┏━━

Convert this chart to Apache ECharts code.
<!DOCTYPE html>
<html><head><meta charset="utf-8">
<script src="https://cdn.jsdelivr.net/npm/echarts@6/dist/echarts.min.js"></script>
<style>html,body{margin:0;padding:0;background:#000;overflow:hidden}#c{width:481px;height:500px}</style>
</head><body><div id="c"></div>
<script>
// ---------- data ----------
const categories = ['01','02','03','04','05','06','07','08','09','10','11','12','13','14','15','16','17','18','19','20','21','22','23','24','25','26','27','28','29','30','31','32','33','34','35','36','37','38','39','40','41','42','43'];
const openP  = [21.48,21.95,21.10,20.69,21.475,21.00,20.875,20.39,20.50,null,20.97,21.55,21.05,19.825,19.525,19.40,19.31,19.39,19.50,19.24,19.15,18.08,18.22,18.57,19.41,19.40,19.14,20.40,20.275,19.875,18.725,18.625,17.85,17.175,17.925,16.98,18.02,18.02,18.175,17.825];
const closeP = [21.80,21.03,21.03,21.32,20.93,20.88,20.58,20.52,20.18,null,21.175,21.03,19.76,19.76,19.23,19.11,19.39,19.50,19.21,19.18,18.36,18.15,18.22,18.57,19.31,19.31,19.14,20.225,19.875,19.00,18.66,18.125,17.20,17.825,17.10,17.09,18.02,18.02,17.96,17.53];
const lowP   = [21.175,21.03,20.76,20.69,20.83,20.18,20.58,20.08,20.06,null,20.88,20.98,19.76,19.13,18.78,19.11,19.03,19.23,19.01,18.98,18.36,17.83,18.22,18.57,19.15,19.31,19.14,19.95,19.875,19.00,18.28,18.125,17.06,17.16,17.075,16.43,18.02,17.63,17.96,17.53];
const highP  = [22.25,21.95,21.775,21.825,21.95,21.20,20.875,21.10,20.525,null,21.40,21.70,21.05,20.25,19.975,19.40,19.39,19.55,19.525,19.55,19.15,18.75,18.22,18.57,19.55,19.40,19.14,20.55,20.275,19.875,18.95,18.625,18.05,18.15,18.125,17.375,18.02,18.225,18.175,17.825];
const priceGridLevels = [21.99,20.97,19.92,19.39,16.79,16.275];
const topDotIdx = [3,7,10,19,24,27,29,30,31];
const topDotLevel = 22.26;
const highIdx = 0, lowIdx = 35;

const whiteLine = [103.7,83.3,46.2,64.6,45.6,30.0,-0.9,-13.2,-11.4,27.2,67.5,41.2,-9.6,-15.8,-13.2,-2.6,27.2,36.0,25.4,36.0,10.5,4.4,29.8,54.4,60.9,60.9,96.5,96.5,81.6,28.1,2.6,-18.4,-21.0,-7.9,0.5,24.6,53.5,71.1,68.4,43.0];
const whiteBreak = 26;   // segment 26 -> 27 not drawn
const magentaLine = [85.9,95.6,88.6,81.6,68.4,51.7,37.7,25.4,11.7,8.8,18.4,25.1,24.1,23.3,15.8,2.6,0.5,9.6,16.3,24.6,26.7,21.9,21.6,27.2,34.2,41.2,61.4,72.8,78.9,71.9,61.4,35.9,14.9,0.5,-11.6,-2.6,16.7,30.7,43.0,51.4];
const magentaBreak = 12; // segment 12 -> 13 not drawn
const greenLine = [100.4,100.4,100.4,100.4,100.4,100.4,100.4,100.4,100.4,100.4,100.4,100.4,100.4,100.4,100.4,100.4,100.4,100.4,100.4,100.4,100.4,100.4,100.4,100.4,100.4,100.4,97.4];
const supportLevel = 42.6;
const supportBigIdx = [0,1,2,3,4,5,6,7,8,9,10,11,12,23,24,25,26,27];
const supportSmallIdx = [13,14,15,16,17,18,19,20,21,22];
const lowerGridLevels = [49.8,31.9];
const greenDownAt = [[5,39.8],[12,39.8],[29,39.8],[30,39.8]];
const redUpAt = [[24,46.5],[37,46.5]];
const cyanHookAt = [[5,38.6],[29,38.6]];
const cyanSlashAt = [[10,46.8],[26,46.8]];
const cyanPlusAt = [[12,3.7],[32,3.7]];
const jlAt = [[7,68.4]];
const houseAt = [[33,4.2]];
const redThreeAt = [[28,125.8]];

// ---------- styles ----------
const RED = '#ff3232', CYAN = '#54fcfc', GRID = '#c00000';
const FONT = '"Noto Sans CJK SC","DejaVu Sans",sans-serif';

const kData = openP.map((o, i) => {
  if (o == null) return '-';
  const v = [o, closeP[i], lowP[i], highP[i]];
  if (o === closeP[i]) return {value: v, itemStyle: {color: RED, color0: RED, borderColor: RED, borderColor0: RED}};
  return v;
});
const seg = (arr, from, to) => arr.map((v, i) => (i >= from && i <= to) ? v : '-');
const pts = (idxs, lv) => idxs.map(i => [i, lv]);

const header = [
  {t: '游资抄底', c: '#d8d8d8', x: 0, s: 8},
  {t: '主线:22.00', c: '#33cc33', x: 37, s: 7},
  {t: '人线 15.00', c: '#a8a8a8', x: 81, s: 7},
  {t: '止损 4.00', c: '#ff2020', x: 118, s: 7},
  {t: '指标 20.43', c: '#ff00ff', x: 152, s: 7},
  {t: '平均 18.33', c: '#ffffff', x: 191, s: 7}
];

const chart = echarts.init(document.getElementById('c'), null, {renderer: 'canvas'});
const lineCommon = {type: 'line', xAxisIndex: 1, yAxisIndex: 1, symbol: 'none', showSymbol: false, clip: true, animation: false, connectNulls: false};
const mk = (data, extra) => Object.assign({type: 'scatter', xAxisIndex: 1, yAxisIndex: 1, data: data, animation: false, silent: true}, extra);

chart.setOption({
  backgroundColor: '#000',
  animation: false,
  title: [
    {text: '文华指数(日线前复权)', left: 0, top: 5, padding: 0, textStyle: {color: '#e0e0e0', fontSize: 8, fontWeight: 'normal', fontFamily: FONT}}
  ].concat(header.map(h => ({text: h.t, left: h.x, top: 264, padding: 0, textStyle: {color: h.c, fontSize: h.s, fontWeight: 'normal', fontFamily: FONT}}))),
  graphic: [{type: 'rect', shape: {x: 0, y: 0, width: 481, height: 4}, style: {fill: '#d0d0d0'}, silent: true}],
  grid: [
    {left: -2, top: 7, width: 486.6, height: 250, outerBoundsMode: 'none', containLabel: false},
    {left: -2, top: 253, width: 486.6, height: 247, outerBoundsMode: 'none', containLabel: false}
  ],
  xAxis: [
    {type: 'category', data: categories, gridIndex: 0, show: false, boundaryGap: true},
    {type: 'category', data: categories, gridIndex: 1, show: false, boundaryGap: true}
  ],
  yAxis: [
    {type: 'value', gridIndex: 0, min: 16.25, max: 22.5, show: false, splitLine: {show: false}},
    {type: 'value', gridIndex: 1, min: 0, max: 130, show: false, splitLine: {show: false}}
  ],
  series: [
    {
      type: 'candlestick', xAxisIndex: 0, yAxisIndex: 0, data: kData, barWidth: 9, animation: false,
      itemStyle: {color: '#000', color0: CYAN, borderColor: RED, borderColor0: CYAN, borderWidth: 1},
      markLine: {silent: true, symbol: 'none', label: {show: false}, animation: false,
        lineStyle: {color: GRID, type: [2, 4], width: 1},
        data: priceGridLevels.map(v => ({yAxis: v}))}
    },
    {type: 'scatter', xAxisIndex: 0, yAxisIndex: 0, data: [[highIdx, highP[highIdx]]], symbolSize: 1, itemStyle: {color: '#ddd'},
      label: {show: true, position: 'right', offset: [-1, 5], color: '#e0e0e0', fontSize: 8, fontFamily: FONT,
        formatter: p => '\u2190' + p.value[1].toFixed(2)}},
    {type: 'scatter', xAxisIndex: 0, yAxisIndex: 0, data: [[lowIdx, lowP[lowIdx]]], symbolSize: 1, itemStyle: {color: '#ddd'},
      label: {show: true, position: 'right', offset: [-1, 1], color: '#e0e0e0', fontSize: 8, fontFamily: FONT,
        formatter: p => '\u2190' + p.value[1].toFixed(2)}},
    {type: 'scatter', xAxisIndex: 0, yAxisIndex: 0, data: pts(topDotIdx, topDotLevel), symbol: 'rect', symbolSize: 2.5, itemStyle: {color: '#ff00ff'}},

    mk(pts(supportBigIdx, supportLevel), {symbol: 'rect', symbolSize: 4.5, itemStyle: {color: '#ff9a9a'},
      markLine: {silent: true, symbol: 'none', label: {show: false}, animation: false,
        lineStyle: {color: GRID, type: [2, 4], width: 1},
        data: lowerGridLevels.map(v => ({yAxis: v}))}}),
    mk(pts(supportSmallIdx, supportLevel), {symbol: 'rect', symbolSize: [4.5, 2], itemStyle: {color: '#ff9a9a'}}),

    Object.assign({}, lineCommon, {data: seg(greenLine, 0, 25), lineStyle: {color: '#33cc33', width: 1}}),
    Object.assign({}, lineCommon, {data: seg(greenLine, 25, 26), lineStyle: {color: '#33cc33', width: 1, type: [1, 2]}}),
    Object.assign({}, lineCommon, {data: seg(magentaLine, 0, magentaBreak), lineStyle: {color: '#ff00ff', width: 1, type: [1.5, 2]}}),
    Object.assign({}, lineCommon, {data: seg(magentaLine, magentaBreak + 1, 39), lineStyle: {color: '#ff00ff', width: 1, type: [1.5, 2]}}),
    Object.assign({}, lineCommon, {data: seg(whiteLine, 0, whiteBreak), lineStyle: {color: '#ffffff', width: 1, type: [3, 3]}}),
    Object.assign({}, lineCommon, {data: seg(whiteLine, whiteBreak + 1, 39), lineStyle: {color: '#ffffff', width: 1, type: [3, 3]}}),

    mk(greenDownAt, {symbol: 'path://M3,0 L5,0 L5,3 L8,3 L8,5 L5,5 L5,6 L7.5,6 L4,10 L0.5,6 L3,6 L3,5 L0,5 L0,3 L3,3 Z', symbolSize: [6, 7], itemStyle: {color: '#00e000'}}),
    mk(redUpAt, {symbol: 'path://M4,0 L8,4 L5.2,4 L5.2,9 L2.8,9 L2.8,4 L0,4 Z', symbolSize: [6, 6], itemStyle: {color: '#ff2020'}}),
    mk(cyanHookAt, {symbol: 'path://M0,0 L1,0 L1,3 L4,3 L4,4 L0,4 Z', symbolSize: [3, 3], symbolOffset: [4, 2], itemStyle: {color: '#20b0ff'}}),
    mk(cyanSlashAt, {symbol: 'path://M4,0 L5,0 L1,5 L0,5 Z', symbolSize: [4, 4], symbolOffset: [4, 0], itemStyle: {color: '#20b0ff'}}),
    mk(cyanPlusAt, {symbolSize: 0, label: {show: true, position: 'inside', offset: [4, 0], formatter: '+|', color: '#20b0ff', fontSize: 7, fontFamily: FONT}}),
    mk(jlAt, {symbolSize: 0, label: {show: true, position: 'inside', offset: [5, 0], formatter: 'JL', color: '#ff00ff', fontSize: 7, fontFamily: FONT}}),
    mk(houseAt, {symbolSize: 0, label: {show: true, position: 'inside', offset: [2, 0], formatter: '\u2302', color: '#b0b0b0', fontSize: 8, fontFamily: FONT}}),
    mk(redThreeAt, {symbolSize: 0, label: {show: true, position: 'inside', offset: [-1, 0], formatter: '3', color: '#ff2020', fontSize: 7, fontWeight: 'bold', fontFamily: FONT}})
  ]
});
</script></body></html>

┗━━

Exercise —
Set down the lines above as they stand, starting with the first line and ending with the line that contains "const highIdx = 0, lowIdx = 35;".

Result of the exercise —
Convert this chart to Apache ECharts code.
<!DOCTYPE html>
<html><head><meta charset="utf-8">
<script src="https://cdn.jsdelivr.net/npm/echarts@6/dist/echarts.min.js"></script>
<style>html,body{margin:0;padding:0;background:#000;overflow:hidden}#c{width:481px;height:500px}</style>
</head><body><div id="c"></div>
<script>
// ---------- data ----------
const categories = ['01','02','03','04','05','06','07','08','09','10','11','12','13','14','15','16','17','18','19','20','21','22','23','24','25','26','27','28','29','30','31','32','33','34','35','36','37','38','39','40','41','42','43'];
const openP  = [21.48,21.95,21.10,20.69,21.475,21.00,20.875,20.39,20.50,null,20.97,21.55,21.05,19.825,19.525,19.40,19.31,19.39,19.50,19.24,19.15,18.08,18.22,18.57,19.41,19.40,19.14,20.40,20.275,19.875,18.725,18.625,17.85,17.175,17.925,16.98,18.02,18.02,18.175,17.825];
const closeP = [21.80,21.03,21.03,21.32,20.93,20.88,20.58,20.52,20.18,null,21.175,21.03,19.76,19.76,19.23,19.11,19.39,19.50,19.21,19.18,18.36,18.15,18.22,18.57,19.31,19.31,19.14,20.225,19.875,19.00,18.66,18.125,17.20,17.825,17.10,17.09,18.02,18.02,17.96,17.53];
const lowP   = [21.175,21.03,20.76,20.69,20.83,20.18,20.58,20.08,20.06,null,20.88,20.98,19.76,19.13,18.78,19.11,19.03,19.23,19.01,18.98,18.36,17.83,18.22,18.57,19.15,19.31,19.14,19.95,19.875,19.00,18.28,18.125,17.06,17.16,17.075,16.43,18.02,17.63,17.96,17.53];
const highP  = [22.25,21.95,21.775,21.825,21.95,21.20,20.875,21.10,20.525,null,21.40,21.70,21.05,20.25,19.975,19.40,19.39,19.55,19.525,19.55,19.15,18.75,18.22,18.57,19.55,19.40,19.14,20.55,20.275,19.875,18.95,18.625,18.05,18.15,18.125,17.375,18.02,18.225,18.175,17.825];
const priceGridLevels = [21.99,20.97,19.92,19.39,16.79,16.275];
const topDotIdx = [3,7,10,19,24,27,29,30,31];
const topDotLevel = 22.26;
const highIdx = 0, lowIdx = 35;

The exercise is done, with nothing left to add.